(Montréal) La Coalition des associations de consommateurs du Québec (CACQ), qui regroupe une vingtaine d’organismes, organise « une action d’envoi de courriels massif au gouvernement du Québec » pour qu’il enclenche les procédures de débat public autour d’un projet de loi qui protégerait les citoyens contre l’obsolescence programmée.

En février dernier, la porte-parole de l’opposition officielle pour la protection des consommateurs, Marwah Rizqy, a présenté à l’Assemblée nationale un projet de loi visant à lutter contre l’obsolescence programmée et faire valoir le droit à la réparation des biens.

Une telle loi viserait à mettre fin aux pratiques de certains fabricants qui réduisent de façon volontaire la durée de vie utile de leurs produits afin d’augmenter la fréquence de rachats de la part des consommateurs.

« Ça fait longtemps qu’on attend une loi comme ça », indique la directrice générale de la CACQ Laurence Marget, en précisant qu’un projet de loi semblable avait été déposé en 2019 avant de mourir au feuilleton.

« Le gouvernement ne semble pas vouloir donner suite » au projet de loi 195 déposé par les libéraux, selon Laurence Marget, qui « demande aux citoyens d’envoyer des lettres au ministre de la Justice », Simon Jolin-Barrette, car « c’est lui qui peut pousser ce projet-là ».

La directrice générale de la CACQ admet qu’il est difficile de prouver qu’un fabricant réduit délibérément la durée de vie d’un produit, mais le projet de loi 195 comporte également « une partie sur le droit à la réparabilité des biens, et ça, c’est super important », selon elle.

Le projet de loi 195 viendrait modifier la Loi sur la protection des consommateurs « afin d’assurer que les pièces de rechange, les outils et les services pour la réparation d’un bien soient rendus disponibles à un prix raisonnable ».

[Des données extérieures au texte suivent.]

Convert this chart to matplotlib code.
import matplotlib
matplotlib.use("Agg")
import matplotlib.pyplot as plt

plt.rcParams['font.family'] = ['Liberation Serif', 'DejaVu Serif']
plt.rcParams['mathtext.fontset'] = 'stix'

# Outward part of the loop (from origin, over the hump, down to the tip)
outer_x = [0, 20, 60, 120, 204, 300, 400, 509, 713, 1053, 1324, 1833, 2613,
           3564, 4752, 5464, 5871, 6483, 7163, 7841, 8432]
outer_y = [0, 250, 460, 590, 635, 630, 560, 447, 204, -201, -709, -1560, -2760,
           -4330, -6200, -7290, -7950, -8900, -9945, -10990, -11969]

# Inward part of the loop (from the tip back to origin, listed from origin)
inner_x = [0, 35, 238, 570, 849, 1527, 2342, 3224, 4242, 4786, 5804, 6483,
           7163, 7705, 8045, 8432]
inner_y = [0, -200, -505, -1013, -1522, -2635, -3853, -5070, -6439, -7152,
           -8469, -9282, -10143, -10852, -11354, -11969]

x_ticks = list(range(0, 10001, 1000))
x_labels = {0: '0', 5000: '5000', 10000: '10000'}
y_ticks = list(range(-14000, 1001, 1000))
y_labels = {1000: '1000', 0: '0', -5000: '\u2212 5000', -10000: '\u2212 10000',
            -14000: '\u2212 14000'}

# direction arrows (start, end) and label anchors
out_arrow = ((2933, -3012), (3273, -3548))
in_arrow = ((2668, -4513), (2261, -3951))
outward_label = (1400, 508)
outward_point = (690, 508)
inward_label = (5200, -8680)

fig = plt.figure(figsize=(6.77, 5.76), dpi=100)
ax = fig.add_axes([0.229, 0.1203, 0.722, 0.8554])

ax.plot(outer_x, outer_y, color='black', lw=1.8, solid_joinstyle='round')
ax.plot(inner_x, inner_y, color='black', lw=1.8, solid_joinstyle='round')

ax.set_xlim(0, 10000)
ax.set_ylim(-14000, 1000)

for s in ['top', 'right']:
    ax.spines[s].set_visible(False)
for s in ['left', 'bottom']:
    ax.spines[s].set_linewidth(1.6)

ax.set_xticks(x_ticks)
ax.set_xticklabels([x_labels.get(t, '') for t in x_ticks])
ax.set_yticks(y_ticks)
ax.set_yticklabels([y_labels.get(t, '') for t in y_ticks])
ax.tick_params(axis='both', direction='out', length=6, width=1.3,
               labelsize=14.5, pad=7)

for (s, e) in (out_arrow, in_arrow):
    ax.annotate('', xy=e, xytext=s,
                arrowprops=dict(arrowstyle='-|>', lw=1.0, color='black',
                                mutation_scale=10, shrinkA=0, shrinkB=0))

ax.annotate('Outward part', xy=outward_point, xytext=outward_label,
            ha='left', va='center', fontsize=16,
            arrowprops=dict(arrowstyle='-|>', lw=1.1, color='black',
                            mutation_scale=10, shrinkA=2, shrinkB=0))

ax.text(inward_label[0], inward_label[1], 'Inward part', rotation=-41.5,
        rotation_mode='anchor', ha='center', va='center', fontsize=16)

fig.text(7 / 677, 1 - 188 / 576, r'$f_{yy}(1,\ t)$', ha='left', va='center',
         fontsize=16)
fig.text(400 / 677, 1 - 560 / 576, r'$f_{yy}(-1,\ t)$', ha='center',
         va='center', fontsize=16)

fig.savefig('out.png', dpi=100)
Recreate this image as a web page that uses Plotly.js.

En entrevue avec La Presse Canadienne, la directrice de la Coalition des associations de consommateurs du Québec souligne que l’obsolescence programmée coûte très cher aux ménages, surtout dans un contexte d’inflation.

Elle fait notamment référence aux grille-pains qui se retrouvent dans les sites d’enfouissement, car ils ont une durée de vie très courte, ou encore aux fabricants de téléphones cellulaires qui demandent à leurs clients de télécharger des mises à jour qui finissent par ralentir le fonctionnement des appareils.

« Le consommateur n’est plus capable de l’utiliser ou alors le téléphone devient très lent, donc les personnes vont se racheter un téléphone cellulaire. C’est la même chose pour les câbles pour les recharger, souvent, ils ont une durée de vie très faible », souligne Laurence Marget.

En 2021, la Cour d’appel du Québec avait autorisé une action collective contre Apple après que le géant américain eut reconnu avoir ralenti le rendement de certains iPhone. La compagnie avait aussi admis des limites de durée de vie des piles des appareils.

Le budget fédéral prévoit le droit à la réparation

Lors du budget 2023 présenté par le gouvernement fédéral en mars dernier, le gouvernement a promis d’introduire, au cours de la prochaine année, un « cadre ciblé » décrivant le droit des Canadiens de réparer leurs appareils électroménagers et électroniques qui sont défectueux, au lieu de toujours devoir les remplacer.

« Nous trouvons important que le gouvernement du Québec se dote également de son propre cadre législatif pour répondre à la spécificité québécoise » et « nous croyons que le droit à la réparabilité des biens aura un impact plus fort s’il est également dans la Loi de la protection du consommateur », précise Laurence Marget.

La CACQ souligne également que l’obsolescence programmée nourrit la surconsommation et provoque une intensification de l’exploitation de ressources primaires, au détriment de l’environnement.

En 2020, un rapport des Nations unies révélait que les déchets électroniques produits sur Terre avaient dépassé les 50 millions de tonnes en 2019, et que cette abondance de déchets constitue un danger pour la santé et l’environnement. Le rapport onusien soulignait que l’obsolescence programmée aggravait cette situation.